Academic performance prediction has been one of the key goals of academic practitioners. Collaboration research has shown that effective procedures can be created for academic prediction using computational methods (such as data mining). For academic prediction, numerous researchers have created a variety of prediction models incorporating data mining.

Karthikeyan et al. [9] developed a novel method known as a hybrid educational data mining framework to evaluate academic achievement and effectively enhance the educational experience. Crivei et al. [10] examined the applicability of unsupervised machine learning methods, particularly PCA and association rule mining, to assess student academic performance. EDM incorporates data mining techniques with educational data, according to Javier et al. [11]. In this, the well-known data mining methods are listed, including correlation mining factor analysis, and regression. Zuva et al. [12] provided a model which compares four classifiers in order to identify the best method for forecasting a learner's performance.

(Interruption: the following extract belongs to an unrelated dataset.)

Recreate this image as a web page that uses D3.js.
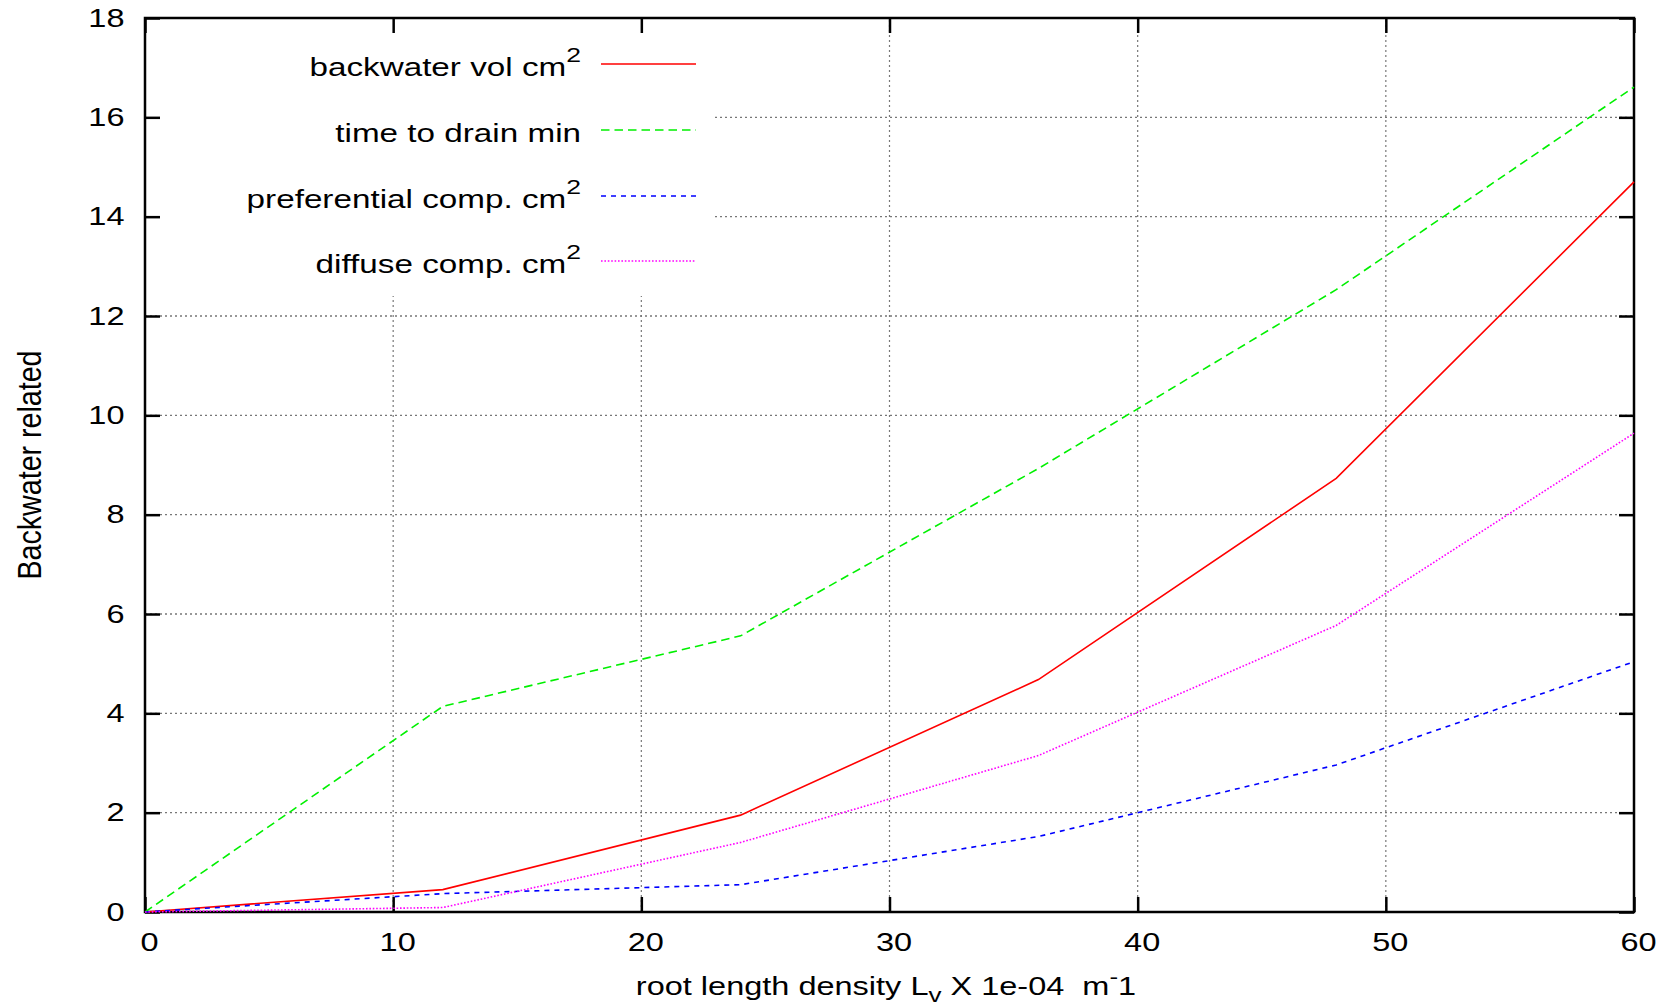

A key objective of the research will be to improve the current prediction algorithm in light of the requirement for an efficient prediction method. As a result, a model must be put out to improve the classification process.

3 Methodology

In this research work, the methodology was implemented by integrating the benefits of dimensionality reduction and classification. PCA and LDA are utilized in this work to lower the dimension, and also they are compared. PCA helps to eliminate features that are not essential to the model's goals, which reduces training time and expense and improves model performance [13]. LDA transforms a high-dimensional data into a low-dimensional by increasing between-class scatter and decreasing the within-class scatter. Logistic regression is employed in order to create our supervised classification for the dataset after doing dimensionality reduction. Figure 1 depicts the implemented methodology.

Fig. 1
A flow chart. The steps are data acquisition from the dataset, data normalization by pre-processing and standardization, data dimension reduction by P C A and L D A, classification and prediction by logistic regression model, and model validation.

Model implementation

3.1 Dataset Description

The UCI machine learning repository's student dataset is used for this work. The dataset has 400 instances. The dataset consists of one target class and a total of 30 attributes. The dataset contains a total of 266 positive and 130 negative instances. The dataset's attributes are outlined below.

  • Mother's Education

  • Father's Education

  • Home to School Travel Time

  • Weekly Study Time

  • Number of Past Class Failures

  • Free Time After School

  • Current Health Status

  • Number of School Absences

  • First Period Grade

  • Second Period Grade

  • Final Grade.

3.2 Data Preprocessing

Due to enormous volumes and likely origin from diverse sources, real-world databases of today are especially prone to noisy, missing, and inconsistent data [14]. In the data mining process, data quality is crucial since poor data might produce predictions that are erroneous [15]. Data preprocessing overarching goal is to eliminate undesirable variability or impacts for effective modeling [16]. By doing normalization on the dataset, the existing data elements are scaled as part of data preprocessing so that they fall inside a narrow predetermined range of [0, 1] values. Speed will increase, and complexity will go down. Dataset V is normalized using the Z-score method to create a normalized value V′ using the following equation:

$$V^{\prime} = \frac{V - Y}{Z}$$
(1)
V′:

Normalized value,

V:

Value,

Y:

Mean,

Z:

SD.

3.3 Implemented Model

The research work consists of two phases. For the processed dataset, dimensionality reduction was done in the first stage. Supervised classification was employed in the second stage. The well-known dimensionality reduction methods PCA and LDA are investigated in this work. High-dimensional datasets are used for performance analysis. Logistic regression was used to classify data in order to compare how well the dimensionality reduction method is performed. These data were used to infer the differences between the supervised and unsupervised dimensionality reduction methods.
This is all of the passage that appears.